→ TASK:
Write out the entries below exactly, starting at the first line and stopping after the line that contains "1.1, 0.7, 0.6]"; skip all pictures.

___ STORED ROWS ___

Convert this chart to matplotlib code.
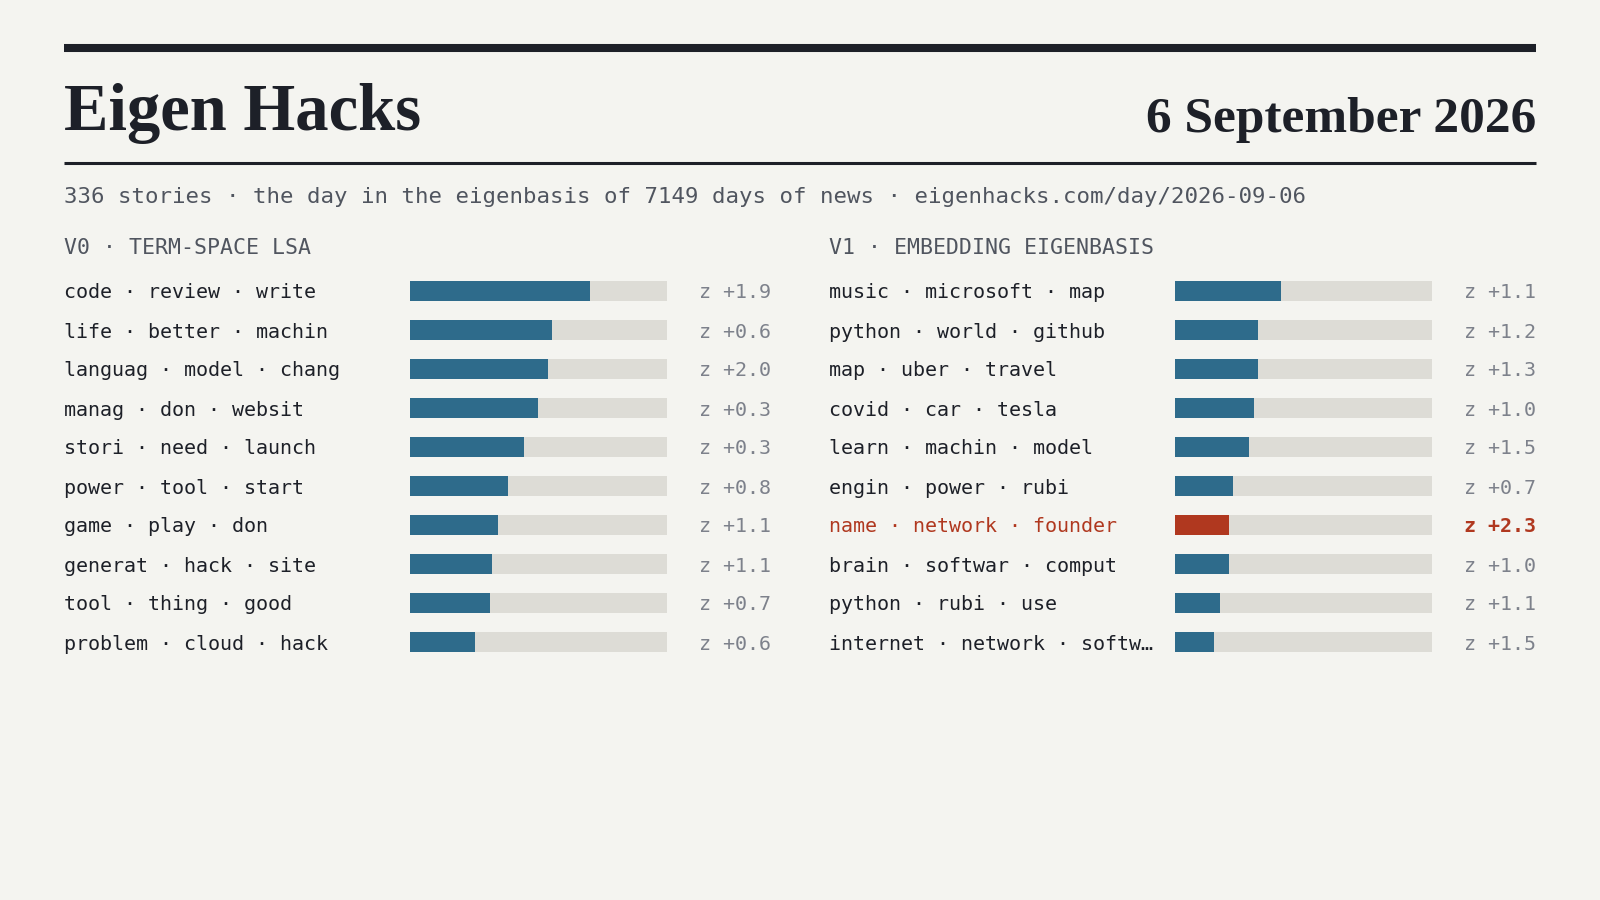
import matplotlib
matplotlib.use('Agg')
import matplotlib.pyplot as plt
from matplotlib.lines import Line2D
from matplotlib.transforms import blended_transform_factory

#figure size in pixels (dpi 100)
W, H = 1600, 900

#chart data
v0_terms = ['code · review · write', 'life · better · machin', 'languag · model · chang',
            'manag · don · websit', 'stori · need · launch', 'power · tool · start',
            'game · play · don', 'generat · hack · site', 'tool · thing · good',
            'problem · cloud · hack']
v0_weight = [0.701, 0.551, 0.538, 0.499, 0.442, 0.380, 0.341, 0.321, 0.310, 0.252]
v0_z = [1.9, 0.6, 2.0, 0.3, 0.3, 0.8, 1.1, 1.1, 0.7, 0.6]

v1_terms = ['music · microsoft · map', 'python · world · github', 'map · uber · travel',
            'covid · car · tesla', 'learn · machin · model', 'engin · power · rubi',
            'name · network · founder', 'brain · softwar · comput', 'python · rubi · use',
            'internet · network · softw…']
v1_weight = [0.412, 0.323, 0.323, 0.310, 0.291, 0.228, 0.210, 0.210, 0.178, 0.152]
v1_z = [1.1, 1.2, 1.3, 1.0, 1.5, 0.7, 2.3, 1.0, 1.1, 1.5]

headers = ['V0 · TERM-SPACE LSA', 'V1 · EMBEDDING EIGENBASIS']
title = 'Eigen Hacks'
date_label = '6 September 2026'
subtitle = ('336 stories · the day in the eigenbasis of 7149 days of news · '
            'eigenhacks.com/day/2026-09-06')

#colours
BG = '#f4f4f0'
INK = '#1d2028'
GREY = '#50555f'
ZGREY = '#7d818b'
BAR = '#2e6b8b'
TRACK = '#dddcd6'
RED = '#b0381f'

MONO = 'DejaVu Sans Mono'
SERIF = 'Liberation Serif'


def fx(x):
    return x / W


def fy(y):
    return 1 - y / H


fig = plt.figure(figsize=(W / 100, H / 100), dpi=100, facecolor=BG)

#header rules
fig.add_artist(Line2D([fx(64), fx(1536)], [fy(48), fy(48)], color=INK, lw=5.8,
                      solid_capstyle='butt'))
fig.add_artist(Line2D([fx(64), fx(1536)], [fy(162.5), fy(162.5)], color=INK, lw=2.2,
                      solid_capstyle='butt'))

fig.text(fx(64), fy(130), title, family=SERIF, fontweight='bold', fontsize=48,
         color=INK, va='baseline', ha='left')
fig.text(fx(1536), fy(132), date_label, family=SERIF, fontweight='bold', fontsize=37,
         color=INK, va='baseline', ha='right')
fig.text(fx(64), fy(203), subtitle, family=MONO, fontsize=16.1, color=GREY,
         va='baseline', ha='left')

#two columns: (label x, bar axes left, bar axes right, z label right)
columns = [
    (64, 410, 667, 771, v0_terms, v0_weight, v0_z, headers[0]),
    (829, 1174.5, 1432, 1536, v1_terms, v1_weight, v1_z, headers[1]),
]

row_top, row_step = 291, 39
n_rows = len(v0_terms)
ax_top = row_top - row_step / 2
ax_bot = ax_top + n_rows * row_step

for lab_x, bx0, bx1, z_x, terms, weight, zs, head in columns:
    fig.text(fx(lab_x), fy(254), head, family=MONO, fontsize=15.5, color=GREY,
             va='baseline', ha='left')

    ax = fig.add_axes([fx(bx0), fy(ax_bot), (bx1 - bx0) / W, (ax_bot - ax_top) / H])
    ax.set_facecolor('none')
    ax.set_xlim(0, 1)
    ax.set_ylim(n_rows - 0.5, -0.5)
    ax.axis('off')

    rows = list(range(len(terms)))
    hot = [z > 2.0 for z in zs]
    ax.barh(rows, [1.0] * len(rows), height=0.52, color=TRACK)
    ax.barh(rows, weight, height=0.52, color=[RED if h else BAR for h in hot])

    tr = blended_transform_factory(fig.transFigure, ax.transData)
    for i, (t, z, h) in enumerate(zip(terms, zs, hot)):
        ax.text(fx(lab_x), i, t, transform=tr, family=MONO, fontsize=14.4,
                color=RED if h else INK, va='center_baseline', ha='left')
        ax.text(fx(z_x), i, f'z {z:+.1f}', transform=tr, family=MONO, fontsize=14.4,
                color=RED if h else ZGREY, fontweight='bold' if h else 'normal',
                va='center_baseline', ha='right')

plt.savefig('out.png', dpi=100, facecolor=BG)
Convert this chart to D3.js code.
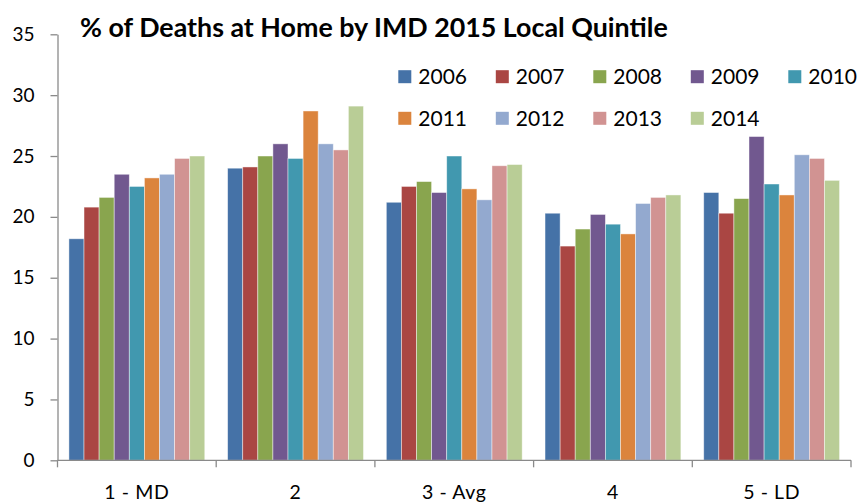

___

→ THE COMPLETED TASK:
Convert this chart to matplotlib code.
import matplotlib
matplotlib.use('Agg')
import matplotlib.pyplot as plt
from matplotlib.lines import Line2D
from matplotlib.transforms import blended_transform_factory

#figure size in pixels (dpi 100)
W, H = 1600, 900

#chart data
v0_terms = ['code · review · write', 'life · better · machin', 'languag · model · chang',
            'manag · don · websit', 'stori · need · launch', 'power · tool · start',
            'game · play · don', 'generat · hack · site', 'tool · thing · good',
            'problem · cloud · hack']
v0_weight = [0.701, 0.551, 0.538, 0.499, 0.442, 0.380, 0.341, 0.321, 0.310, 0.252]
v0_z = [1.9, 0.6, 2.0, 0.3, 0.3, 0.8, 1.1, 1.1, 0.7, 0.6]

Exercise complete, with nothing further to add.